冬天在北风的召唤下光临了大地年,新年在不知不觉中逼近了。县城中早没了往年的“年味”,没有哪户人家在上午搬出自家的粑夼,打上几夼白白糯糯的糍粑。

  为了一睹那传说中的打糍粑的景象,我到了县城北边的小村庄——大连,这个大连并非北方风景优美的海滨城市,在这儿最多的是已收割的麦田和不同于那些钢筋水泥铸成大道,有的只是泥泞小路。走过几块稻田,穿过几户人家,便到了一个四面用竹篱围成的木房前。房前的门口坐着两个短小精焊的中午男子,正抽着旱烟。在他们面前放着的,是一个中间深陷下去的长方体木桩,木桩两边的中间镂空了一个刚好可以容下一只脚的空洞,木桩的旁边放着一个木桶,里面用水浸着两根1米7左右的木柱,原来,那木桩就是打粑粑(年糕)用的粑夼,那木柱就是“棒槌”。这时一个佝偻的老奶奶端来一盆热气腾腾的糯米饭,看着那糯米入夼,我拿了棒槌就往夼里打,没想到那看似不大的棒槌对我来说竟如千斤之石一般十分沉重。勉强打了几下,那穿绿衣的中年男子笑道:“妹子,你脚要踩那坎上,才好用力!”我傻傻地应了一句,脚踩上旁边那坎,又使劲地打了几下,无奈米在夼黏黏糊糊地,哪里抡得动槌?“你别玩了,让他哥俩来,不然这米都凉了就打不动了!”老奶奶佯装严肃地把我赶开,那两个中年男子一人抡着一根棒槌,踩着旁边那坎,对准了夼里的糯米狠狠地砸下去,夼里的糯米像哭泣般“嗞嗞”作响。两个汉子节奏整齐地你一下我一下,打得气喘吁吁,挥汗如雨。好一会儿,糯米已经不是米了它呈现出同出夼的糍粑所特有的雪般的白色和糯性,每一槌下去,再抡起时都是拖出一块白色的丝带。此时,木房里的人逐渐多了起来,邻家赶来帮忙的大婶手上早已抹好了香油。彭姑丈拿着一个小巧的锅铲,在两名男子停止挥槌后,姑丈拿着锅铲把黏在槌底的糍粑快速刮下,大婶拿着那白嫩香软的糍粑分给众人,在早就辅好米粉的簸箕前“掐”粑粑!“掐”是大人才做的,让打黏的糯米条从虎口挤出,形成圆球,是极需技巧的活。小孩子通常只是给“掐”出给的粑粑裹上粉屑再放到桌上整齐地排列。或者像这种啥都不会的新手只有拿着粑粑去醮着黄豆粉吃的份,小雯端着盛有黄豆粉的盘子,一个屋里转了个遍,待她回来时,一个个醮着米粉的“球体”已经摆满了桌子,要开始进行另一道工序了,那就是“压”。原来这圆球还不是成品。所谓“压”就是把一张桌子倒过来,也有把门板洗干净了的,压在这糍粑上头,不过这是原始的落后方法了。但对我来说,却不亚于见到新奇的玩具一般。

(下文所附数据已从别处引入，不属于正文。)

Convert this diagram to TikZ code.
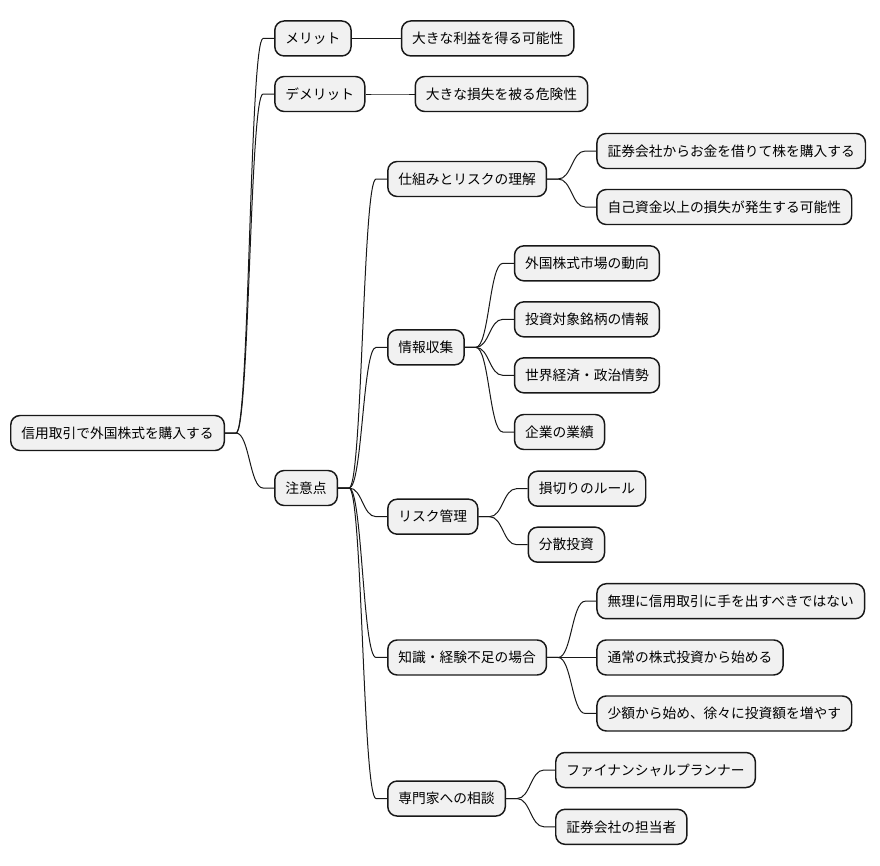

打完糍粑,大家喝着油茶聊了起来,“现在大概没几个人还用粑夼打糍粑了吧!太费力了,城里那几台机器就方便多了!”这是彰姑丈的声音。“那就不是,村里老李家买了一台打糍粑的机器,可没几人去打,我看这大过年的还是自给自足吧,这样来得也快活……”

打糍粑,一项几乎随着经济的发展而快要消失的民俗,在我的记忆中却充满着乐趣。希望这不是在我的有生之年最后看到这一风俗。